If you need cash for big costs like renovations, debt consolidation, or other big expenses, it can be tempting to take equity out of your home. You don’t have to refinance into a cash-out mortgage, though. There are other ways to get access to your home equity besides refinancing.
What is Home Equity?
Home equity is the difference between what your home is worth and what you owe on your mortgage. For example if your home is worth $300,000 and you owe $200000 on your mortgage, you have $100,000 in equity. This equity essentially represents the portion of your home that you own outright.
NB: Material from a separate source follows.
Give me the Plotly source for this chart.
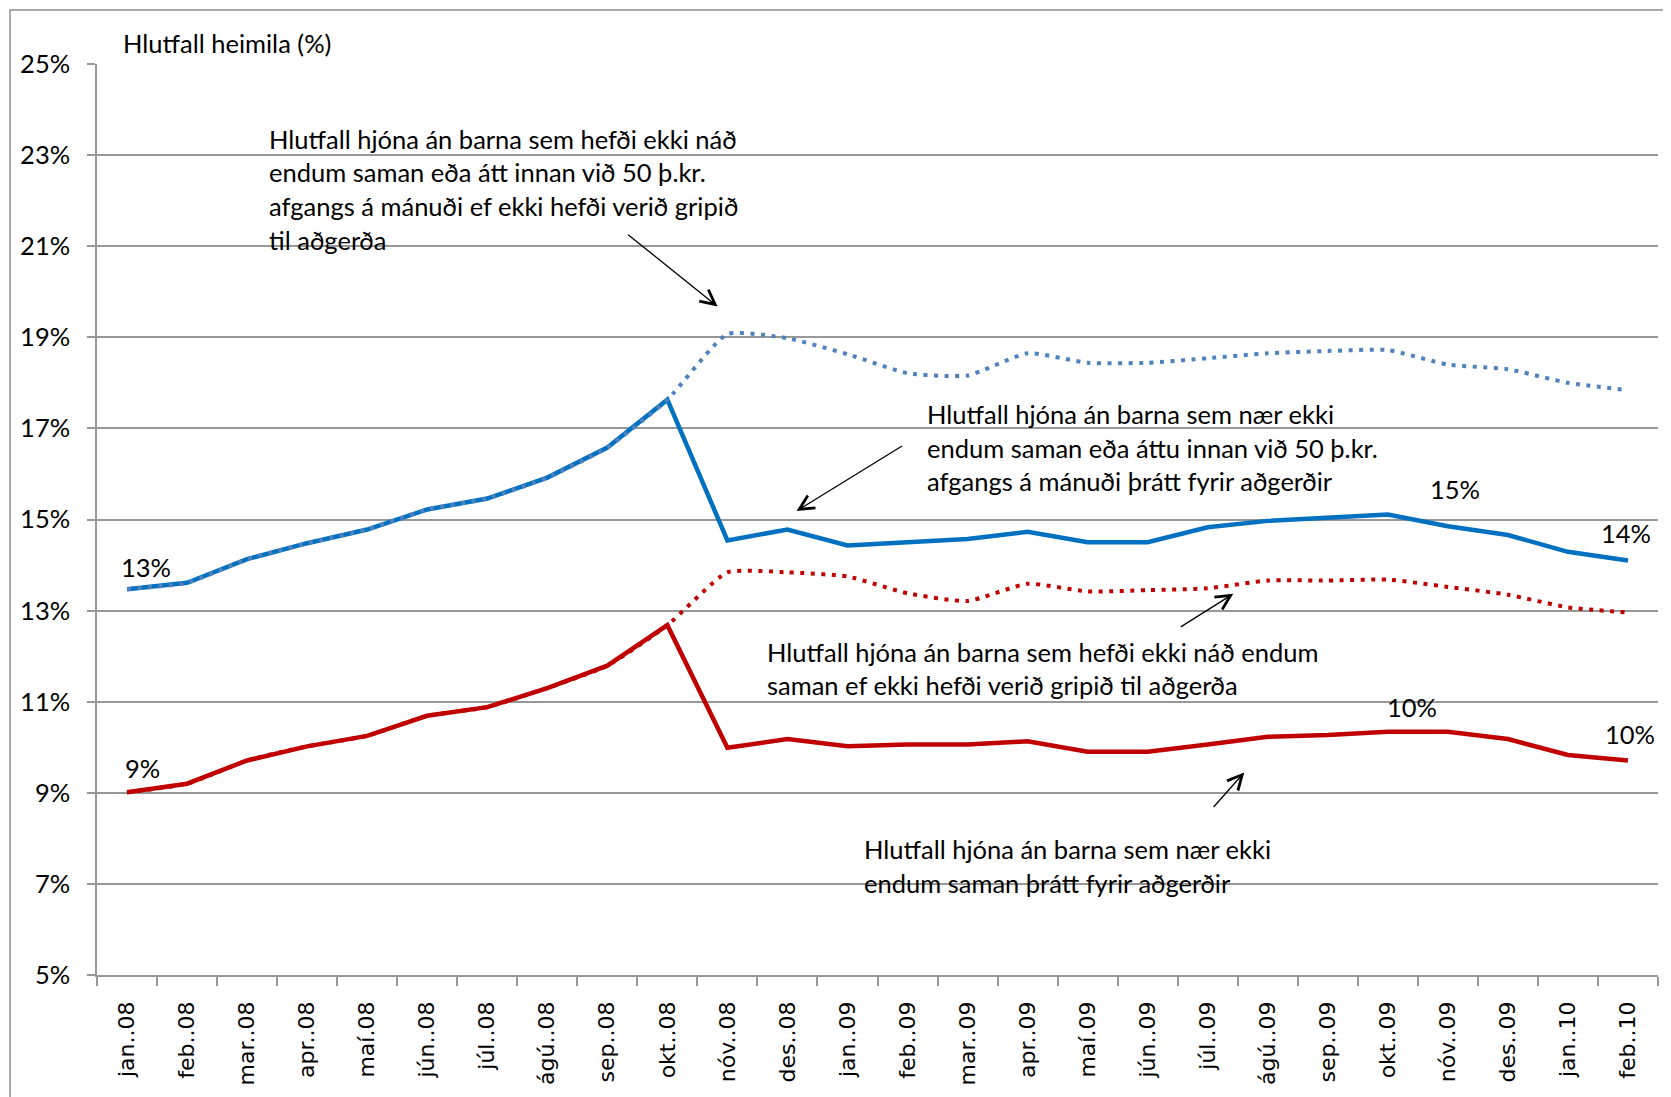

As you pay down your mortgage and as your home value appreciates over time, your equity builds Tapping into this equity can provide funds for major expenses without needing to take out an unsecured loan or rack up high-interest credit card debt
The Downsides of Cash-Out Refinancing
With a cash-out refinance, you get cash from your home’s equity, but you also get a new mortgage. There will be closing costs, a new mortgage term, and most likely a higher interest rate. Also, your equity goes down, and you have less to use for other things in the future.
That’s why it’s smart to look at alternatives before deciding if refinancing makes the most sense.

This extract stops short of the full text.